The event, which is free and open to the public, will be from 2 to 4:30 p.m. Oct. 28 at the museum.
"In the past, the museum has offered its Halloween Bash," said Tania Said, the museum's curator of education. "To build on the success of past family programs, develop new museumgoers and spotlight the culture of Mexico, we are offering a window into the Days of the Dead celebration in Mexico. The Days of the Dead, or Los Dias de los Muertos, is a Mexican festival usually celebrated on Nov. 1-2. It is a happy time when families come together to honor and celebrate their loved ones, whose spirits have returned to visit."
The custom was first observed by the Aztecs around early August, but Spanish priests moved the celebration to the first two days of November to counteract a pagan festival and restore the importance of remembering the dead and promoting the continuation of life, Said noted.
Visitors will have a chance to meet the Chavez weavers from Oxaca, Mexico, who will speak about their traditional weaving and how they celebrate Los Dias de los Muertos.

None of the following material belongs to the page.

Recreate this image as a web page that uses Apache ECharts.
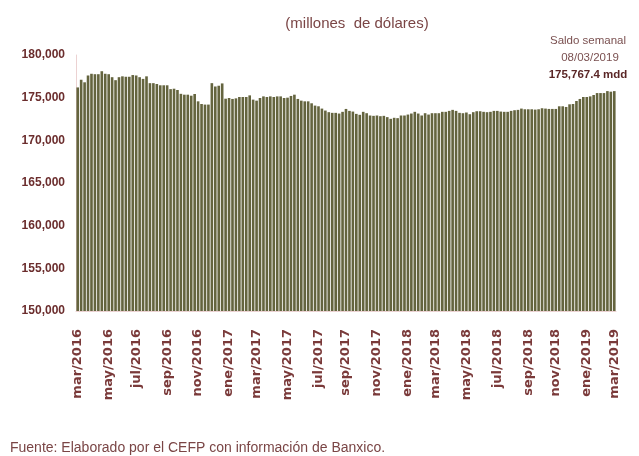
<!DOCTYPE html>
<html>
<head>
<meta charset="utf-8">
<script src="https://cdn.jsdelivr.net/npm/echarts@6/dist/echarts.min.js"></script>
</head>
<body style="margin:0;background:#fff">
<div id="chart" style="width:639px;height:456px"></div>
<script>
// saldo semanal de la reserva internacional, millones de dolares
const firstWeek = '2016-03-04';
const reserves = [
  176200, 177100, 176800, 177600, 177800, 177750, 177750, 178100, 177800, 177750,
  177400, 177050, 177400, 177500, 177450, 177450, 177650, 177600, 177400, 177200,
  177500, 176700, 176700, 176600, 176450, 176450, 176450, 176000, 176050, 175900,
  175450, 175350, 175350, 175230, 175430, 174570, 174260, 174190, 174190, 176700,
  176310, 176400, 176670, 174880, 174960, 174850, 174920, 175080, 175080, 175080,
  175270, 174770, 174650, 174960, 175150, 175080, 175150, 175080, 175150, 175150,
  174960, 175000, 175200, 175350, 174850, 174650, 174570, 174570, 174340, 174070,
  173990, 173720, 173490, 173300, 173220, 173220, 173140, 173340, 173680, 173450,
  173370, 173100, 172990, 173340, 173180, 172910, 172870, 172910, 172830, 172870,
  172720, 172520, 172640, 172600, 172910, 172910, 173020, 173140, 173340, 173140,
  172910, 173180, 173020, 173180, 173180, 173180, 173340, 173340, 173450, 173570,
  173450, 173220, 173180, 173260, 173060, 173300, 173410, 173410, 173340, 173300,
  173340, 173450, 173450, 173370, 173340, 173340, 173450, 173530, 173570, 173720,
  173640, 173640, 173640, 173600, 173640, 173760, 173720, 173680, 173680, 173680,
  173990, 173990, 173910, 174220, 174260, 174610, 174850, 175080, 175080, 175150,
  175310, 175540, 175540, 175540, 175770, 175700, 175767.4
];
const monthNames = ['ene', 'feb', 'mar', 'abr', 'may', 'jun', 'jul', 'ago', 'sep', 'oct', 'nov', 'dic'];
const yMin = 150000;
const yMax = 180000;
const yStep = 5000;
const noteLines = ['Saldo semanal', '08/03/2019', '175,767.4 mdd'];

// one category per week
const weeks = [];
let d = new Date(firstWeek + 'T00:00:00Z');
for (let i = 0; i < reserves.length; i++) {
  weeks.push(d.toISOString().slice(0, 10));
  d = new Date(d.getTime() + 7 * 864e5);
}

// label the first week of every odd month (mar, may, jul...)
const labelIdx = {};
weeks.forEach((w, i) => {
  const m = +w.slice(5, 7) - 1;
  const prev = i > 0 ? +weeks[i - 1].slice(5, 7) - 1 : -1;
  if (m % 2 === 0 && m !== prev) labelIdx[i] = true;
});

const maroon = '#6b2d2d';
const chart = echarts.init(document.getElementById('chart'));
chart.setOption({
  animation: false,
  backgroundColor: '#fff',
  title: {
    text: '(millones  de dólares)',
    left: 352,
    top: 11,
    textAlign: 'center',
    textStyle: {color: '#7a4545', fontSize: 15, fontWeight: 'normal', fontFamily: 'Liberation Sans'}
  },
  grid: {left: 76, right: 23, top: 55, bottom: 145},
  xAxis: {
    type: 'category',
    data: weeks,
    axisLine: {lineStyle: {color: '#ecd2d2'}},
    axisTick: {show: false},
    axisLabel: {
      rotate: 90,
      margin: 18,
      interval: (i) => !!labelIdx[i],
      formatter: (v) => monthNames[+v.slice(5, 7) - 1] + '/' + v.slice(0, 4),
      color: '#7a3a3a',
      fontSize: 13,
      fontWeight: 'bold',
      fontFamily: 'DejaVu Sans'
    }
  },
  yAxis: {
    type: 'value',
    min: yMin,
    max: yMax,
    interval: yStep,
    axisLine: {show: true, lineStyle: {color: '#ecd2d2'}},
    axisTick: {show: false},
    splitLine: {show: false},
    axisLabel: {
      margin: 11,
      color: maroon,
      fontSize: 12,
      fontWeight: 'bold',
      fontFamily: 'Liberation Sans',
      formatter: (v) => v.toLocaleString('en-US')
    }
  },
  series: [{
    type: 'bar',
    data: reserves,
    barCategoryGap: '24%',
    itemStyle: {color: '#64643e'}
  }],
  graphic: [
    {type: 'text', x: 588, y: 35, style: {text: noteLines[0], textAlign: 'center', fill: '#7a5050', fontSize: 11.5, fontFamily: 'Liberation Sans'}},
    {type: 'text', x: 590, y: 52, style: {text: noteLines[1], textAlign: 'center', fill: '#7a5050', fontSize: 11.5, fontFamily: 'Liberation Sans'}},
    {type: 'text', x: 588, y: 69, style: {text: noteLines[2], textAlign: 'center', fill: '#5a2626', fontSize: 11.5, fontWeight: 'bold', fontFamily: 'Liberation Sans'}},
    {type: 'text', x: 10, y: 441, style: {text: 'Fuente: Elaborado por el CEFP con información de Banxico.', fill: '#7a4545', fontSize: 14, fontFamily: 'Liberation Sans'}}
  ]
});
</script>
</body>
</html>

In addition, visitors will learn about how the weavers recently made an altar for the National Museum of Mexican Art in Chicago, where it is on display.
Visitors also can:
- Paint sugar skulls because the "dead" love sugar
- learn and create paper punching (papel picados)
- see death-related art and some of the 130 Mexican works of art in the museum's collection
- learn about altars to honor the dead (ofrendas) and see an altar created by the Ball State University Latino Student Union
- taste Mexican candies and "bread of the dead" (pan de muertos).
The Days of the Dead Family Day is organized by the museum in partnership with Ball State Spanish professors, the Spanish Club and the Latino Student Union. The event is sponsored by the Friends of the Ball State University Museum of Art and the Muncie Art Students League.